### Records shown ###

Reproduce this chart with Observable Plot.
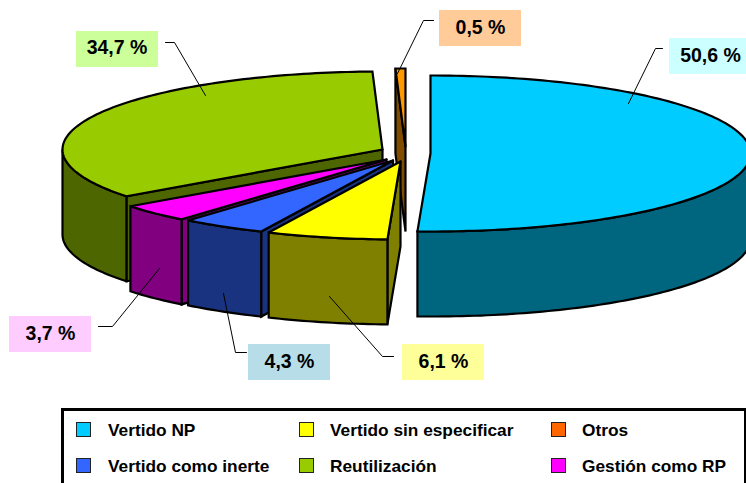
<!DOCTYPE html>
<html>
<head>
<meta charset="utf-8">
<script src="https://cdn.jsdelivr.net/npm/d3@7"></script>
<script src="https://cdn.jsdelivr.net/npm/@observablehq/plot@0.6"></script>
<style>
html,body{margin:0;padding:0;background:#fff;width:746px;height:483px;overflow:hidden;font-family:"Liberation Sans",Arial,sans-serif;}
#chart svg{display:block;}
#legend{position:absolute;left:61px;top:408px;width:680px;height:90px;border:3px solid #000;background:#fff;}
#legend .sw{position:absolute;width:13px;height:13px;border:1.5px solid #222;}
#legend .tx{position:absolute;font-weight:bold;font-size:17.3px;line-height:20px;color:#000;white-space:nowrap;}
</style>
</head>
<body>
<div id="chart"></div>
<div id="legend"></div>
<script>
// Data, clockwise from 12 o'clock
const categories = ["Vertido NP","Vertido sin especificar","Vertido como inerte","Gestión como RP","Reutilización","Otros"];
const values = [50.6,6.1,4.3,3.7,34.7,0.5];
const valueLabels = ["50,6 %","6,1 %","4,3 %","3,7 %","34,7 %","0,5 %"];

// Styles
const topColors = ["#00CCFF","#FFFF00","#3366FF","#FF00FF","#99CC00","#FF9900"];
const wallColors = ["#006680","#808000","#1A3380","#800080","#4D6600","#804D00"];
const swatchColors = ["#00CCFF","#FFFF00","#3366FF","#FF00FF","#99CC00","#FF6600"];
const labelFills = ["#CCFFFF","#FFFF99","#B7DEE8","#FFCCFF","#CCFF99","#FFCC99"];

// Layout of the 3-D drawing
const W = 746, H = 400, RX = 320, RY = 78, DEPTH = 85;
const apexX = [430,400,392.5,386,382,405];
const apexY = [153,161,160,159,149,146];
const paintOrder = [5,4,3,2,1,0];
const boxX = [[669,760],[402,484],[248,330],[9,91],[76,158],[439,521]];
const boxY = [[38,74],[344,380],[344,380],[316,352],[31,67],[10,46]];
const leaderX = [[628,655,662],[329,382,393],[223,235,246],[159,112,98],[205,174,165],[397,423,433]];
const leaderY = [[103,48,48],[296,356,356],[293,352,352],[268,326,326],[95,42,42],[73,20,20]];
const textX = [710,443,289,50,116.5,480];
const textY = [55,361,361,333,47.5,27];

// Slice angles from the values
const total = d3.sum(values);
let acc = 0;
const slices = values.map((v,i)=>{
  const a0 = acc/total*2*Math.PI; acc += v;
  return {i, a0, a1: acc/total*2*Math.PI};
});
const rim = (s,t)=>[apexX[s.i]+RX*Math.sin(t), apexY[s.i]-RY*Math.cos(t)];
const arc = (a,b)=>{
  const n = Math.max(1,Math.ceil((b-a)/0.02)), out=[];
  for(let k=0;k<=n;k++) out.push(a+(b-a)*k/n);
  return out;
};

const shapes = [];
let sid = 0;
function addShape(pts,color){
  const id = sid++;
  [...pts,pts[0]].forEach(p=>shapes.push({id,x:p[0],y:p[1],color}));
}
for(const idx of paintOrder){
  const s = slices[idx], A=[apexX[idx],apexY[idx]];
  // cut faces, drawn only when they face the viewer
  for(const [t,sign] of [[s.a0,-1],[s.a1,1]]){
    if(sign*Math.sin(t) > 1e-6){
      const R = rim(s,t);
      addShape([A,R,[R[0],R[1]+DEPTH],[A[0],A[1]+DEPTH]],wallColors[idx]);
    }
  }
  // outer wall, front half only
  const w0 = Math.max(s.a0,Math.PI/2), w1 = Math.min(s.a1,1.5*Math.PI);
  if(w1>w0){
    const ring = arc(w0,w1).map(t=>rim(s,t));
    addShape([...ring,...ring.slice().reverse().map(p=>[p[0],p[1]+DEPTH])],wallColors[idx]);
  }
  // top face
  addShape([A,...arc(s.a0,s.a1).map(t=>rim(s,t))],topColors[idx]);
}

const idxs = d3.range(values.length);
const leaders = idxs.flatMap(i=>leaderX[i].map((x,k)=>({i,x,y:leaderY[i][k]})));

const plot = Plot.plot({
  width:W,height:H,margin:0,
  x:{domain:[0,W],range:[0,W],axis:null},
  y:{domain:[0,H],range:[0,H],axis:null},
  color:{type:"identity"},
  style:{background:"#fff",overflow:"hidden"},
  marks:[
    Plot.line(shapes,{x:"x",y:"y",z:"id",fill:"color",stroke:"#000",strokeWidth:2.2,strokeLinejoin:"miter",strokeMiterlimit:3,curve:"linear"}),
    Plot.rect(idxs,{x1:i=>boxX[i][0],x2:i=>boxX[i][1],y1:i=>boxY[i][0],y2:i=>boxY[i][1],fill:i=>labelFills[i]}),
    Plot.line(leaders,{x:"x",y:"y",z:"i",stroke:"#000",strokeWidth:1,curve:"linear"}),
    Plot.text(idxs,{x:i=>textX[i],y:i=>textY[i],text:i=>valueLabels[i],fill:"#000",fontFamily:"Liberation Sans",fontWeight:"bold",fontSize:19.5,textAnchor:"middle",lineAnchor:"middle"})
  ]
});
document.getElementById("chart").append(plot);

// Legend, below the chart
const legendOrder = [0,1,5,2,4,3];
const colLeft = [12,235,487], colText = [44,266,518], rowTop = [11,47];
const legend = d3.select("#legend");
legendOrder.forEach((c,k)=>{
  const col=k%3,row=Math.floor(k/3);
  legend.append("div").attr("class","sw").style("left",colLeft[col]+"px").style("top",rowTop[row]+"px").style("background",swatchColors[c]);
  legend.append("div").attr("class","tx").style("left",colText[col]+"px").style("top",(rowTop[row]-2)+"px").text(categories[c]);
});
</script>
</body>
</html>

###
### Records shown ###

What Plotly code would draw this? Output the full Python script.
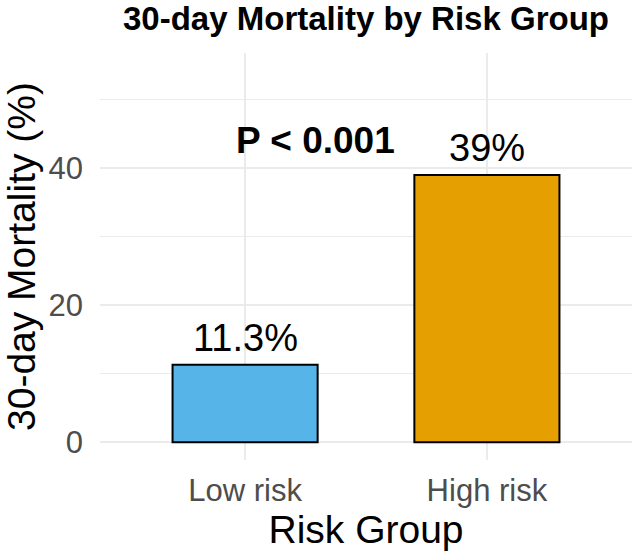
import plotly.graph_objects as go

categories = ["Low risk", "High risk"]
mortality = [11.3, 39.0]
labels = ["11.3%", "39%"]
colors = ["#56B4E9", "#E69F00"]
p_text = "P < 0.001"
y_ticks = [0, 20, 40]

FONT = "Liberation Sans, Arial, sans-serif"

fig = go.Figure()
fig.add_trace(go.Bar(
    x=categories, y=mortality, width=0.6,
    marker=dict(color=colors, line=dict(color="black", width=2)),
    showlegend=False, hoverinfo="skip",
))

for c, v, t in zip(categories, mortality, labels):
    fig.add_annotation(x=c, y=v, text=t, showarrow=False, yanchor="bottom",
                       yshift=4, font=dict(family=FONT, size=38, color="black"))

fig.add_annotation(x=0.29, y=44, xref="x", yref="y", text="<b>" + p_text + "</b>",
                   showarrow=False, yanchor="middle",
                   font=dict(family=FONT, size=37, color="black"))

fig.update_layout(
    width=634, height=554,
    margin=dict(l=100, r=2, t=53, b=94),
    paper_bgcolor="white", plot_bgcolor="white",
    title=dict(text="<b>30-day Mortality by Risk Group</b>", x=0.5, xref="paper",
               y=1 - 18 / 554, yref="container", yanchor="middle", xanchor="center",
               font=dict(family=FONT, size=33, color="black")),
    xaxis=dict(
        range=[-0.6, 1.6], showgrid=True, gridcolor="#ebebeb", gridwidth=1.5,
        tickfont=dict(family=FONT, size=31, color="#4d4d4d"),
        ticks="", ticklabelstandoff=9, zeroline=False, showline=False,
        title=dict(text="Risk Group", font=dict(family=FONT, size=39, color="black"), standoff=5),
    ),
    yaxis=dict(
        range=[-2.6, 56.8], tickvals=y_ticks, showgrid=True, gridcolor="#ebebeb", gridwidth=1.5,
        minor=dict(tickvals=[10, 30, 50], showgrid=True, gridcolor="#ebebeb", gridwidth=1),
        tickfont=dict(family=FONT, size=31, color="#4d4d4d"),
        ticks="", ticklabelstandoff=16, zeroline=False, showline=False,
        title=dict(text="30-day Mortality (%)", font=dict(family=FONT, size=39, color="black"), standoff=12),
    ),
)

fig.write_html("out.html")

###

* Short task *
Omit all pictures and repeat exactly the lines from the one containing "What Plotly code" through the one containing "import plotly.graph_objects as go", ends included, with nothing added.

* Complete answer *
What Plotly code would draw this? Output the full Python script.
import plotly.graph_objects as go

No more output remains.